GIVEN EXERCISE:
Type out the complete listing below word for word, without its pictures.

[start]

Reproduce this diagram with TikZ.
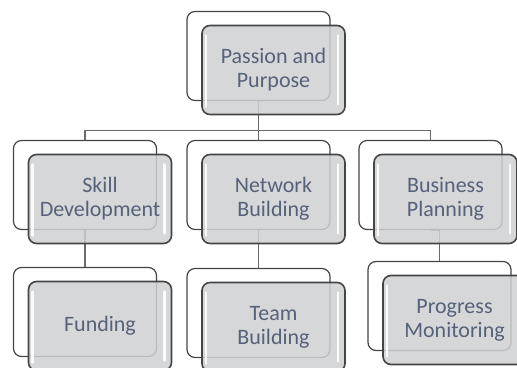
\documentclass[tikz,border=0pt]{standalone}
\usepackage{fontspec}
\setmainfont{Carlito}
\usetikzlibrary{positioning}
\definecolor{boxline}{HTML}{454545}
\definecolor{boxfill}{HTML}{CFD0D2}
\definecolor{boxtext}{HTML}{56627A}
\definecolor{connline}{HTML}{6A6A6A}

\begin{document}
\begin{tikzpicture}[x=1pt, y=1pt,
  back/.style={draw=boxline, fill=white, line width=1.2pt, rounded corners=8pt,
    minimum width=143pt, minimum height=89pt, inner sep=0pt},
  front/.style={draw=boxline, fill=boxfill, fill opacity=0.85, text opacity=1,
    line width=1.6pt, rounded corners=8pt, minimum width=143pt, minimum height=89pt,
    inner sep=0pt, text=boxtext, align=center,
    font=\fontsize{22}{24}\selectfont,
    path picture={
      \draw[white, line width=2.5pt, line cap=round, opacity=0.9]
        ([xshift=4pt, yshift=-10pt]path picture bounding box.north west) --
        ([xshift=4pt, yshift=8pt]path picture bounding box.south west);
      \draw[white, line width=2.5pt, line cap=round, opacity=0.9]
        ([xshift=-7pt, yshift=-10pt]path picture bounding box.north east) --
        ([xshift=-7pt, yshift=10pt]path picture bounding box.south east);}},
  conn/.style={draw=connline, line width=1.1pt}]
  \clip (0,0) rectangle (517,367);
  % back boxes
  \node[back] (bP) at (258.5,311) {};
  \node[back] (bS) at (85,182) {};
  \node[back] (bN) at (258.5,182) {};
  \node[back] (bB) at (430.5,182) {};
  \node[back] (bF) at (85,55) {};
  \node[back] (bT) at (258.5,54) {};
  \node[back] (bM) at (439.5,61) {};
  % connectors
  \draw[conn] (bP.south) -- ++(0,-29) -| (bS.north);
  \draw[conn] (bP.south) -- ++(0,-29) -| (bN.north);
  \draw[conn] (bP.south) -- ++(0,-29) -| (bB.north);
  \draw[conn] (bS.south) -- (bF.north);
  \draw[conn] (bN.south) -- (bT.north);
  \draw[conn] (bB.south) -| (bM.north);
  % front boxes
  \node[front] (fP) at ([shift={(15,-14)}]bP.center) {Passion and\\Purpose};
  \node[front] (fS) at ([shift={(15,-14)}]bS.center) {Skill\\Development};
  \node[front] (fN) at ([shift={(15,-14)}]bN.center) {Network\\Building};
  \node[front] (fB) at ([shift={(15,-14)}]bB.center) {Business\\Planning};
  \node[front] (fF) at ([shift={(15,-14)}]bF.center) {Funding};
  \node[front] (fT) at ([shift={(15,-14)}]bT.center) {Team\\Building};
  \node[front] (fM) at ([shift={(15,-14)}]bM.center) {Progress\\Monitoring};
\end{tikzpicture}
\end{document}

[end]

COMPLETE ANSWER:
Reproduce this diagram with TikZ.
\documentclass[tikz,border=0pt]{standalone}
\usepackage{fontspec}
\setmainfont{Carlito}
\usetikzlibrary{positioning}
\definecolor{boxline}{HTML}{454545}
\definecolor{boxfill}{HTML}{CFD0D2}
\definecolor{boxtext}{HTML}{56627A}
\definecolor{connline}{HTML}{6A6A6A}

\begin{document}
\begin{tikzpicture}[x=1pt, y=1pt,
  back/.style={draw=boxline, fill=white, line width=1.2pt, rounded corners=8pt,
    minimum width=143pt, minimum height=89pt, inner sep=0pt},
  front/.style={draw=boxline, fill=boxfill, fill opacity=0.85, text opacity=1,
    line width=1.6pt, rounded corners=8pt, minimum width=143pt, minimum height=89pt,
    inner sep=0pt, text=boxtext, align=center,
    font=\fontsize{22}{24}\selectfont,
    path picture={
      \draw[white, line width=2.5pt, line cap=round, opacity=0.9]
        ([xshift=4pt, yshift=-10pt]path picture bounding box.north west) --
        ([xshift=4pt, yshift=8pt]path picture bounding box.south west);
      \draw[white, line width=2.5pt, line cap=round, opacity=0.9]
        ([xshift=-7pt, yshift=-10pt]path picture bounding box.north east) --
        ([xshift=-7pt, yshift=10pt]path picture bounding box.south east);}},
  conn/.style={draw=connline, line width=1.1pt}]
  \clip (0,0) rectangle (517,367);
  % back boxes
  \node[back] (bP) at (258.5,311) {};
  \node[back] (bS) at (85,182) {};
  \node[back] (bN) at (258.5,182) {};
  \node[back] (bB) at (430.5,182) {};
  \node[back] (bF) at (85,55) {};
  \node[back] (bT) at (258.5,54) {};
  \node[back] (bM) at (439.5,61) {};
  % connectors
  \draw[conn] (bP.south) -- ++(0,-29) -| (bS.north);
  \draw[conn] (bP.south) -- ++(0,-29) -| (bN.north);
  \draw[conn] (bP.south) -- ++(0,-29) -| (bB.north);
  \draw[conn] (bS.south) -- (bF.north);
  \draw[conn] (bN.south) -- (bT.north);
  \draw[conn] (bB.south) -| (bM.north);
  % front boxes
  \node[front] (fP) at ([shift={(15,-14)}]bP.center) {Passion and\\Purpose};
  \node[front] (fS) at ([shift={(15,-14)}]bS.center) {Skill\\Development};
  \node[front] (fN) at ([shift={(15,-14)}]bN.center) {Network\\Building};
  \node[front] (fB) at ([shift={(15,-14)}]bB.center) {Business\\Planning};
  \node[front] (fF) at ([shift={(15,-14)}]bF.center) {Funding};
  \node[front] (fT) at ([shift={(15,-14)}]bT.center) {Team\\Building};
  \node[front] (fM) at ([shift={(15,-14)}]bM.center) {Progress\\Monitoring};
\end{tikzpicture}
\end{document}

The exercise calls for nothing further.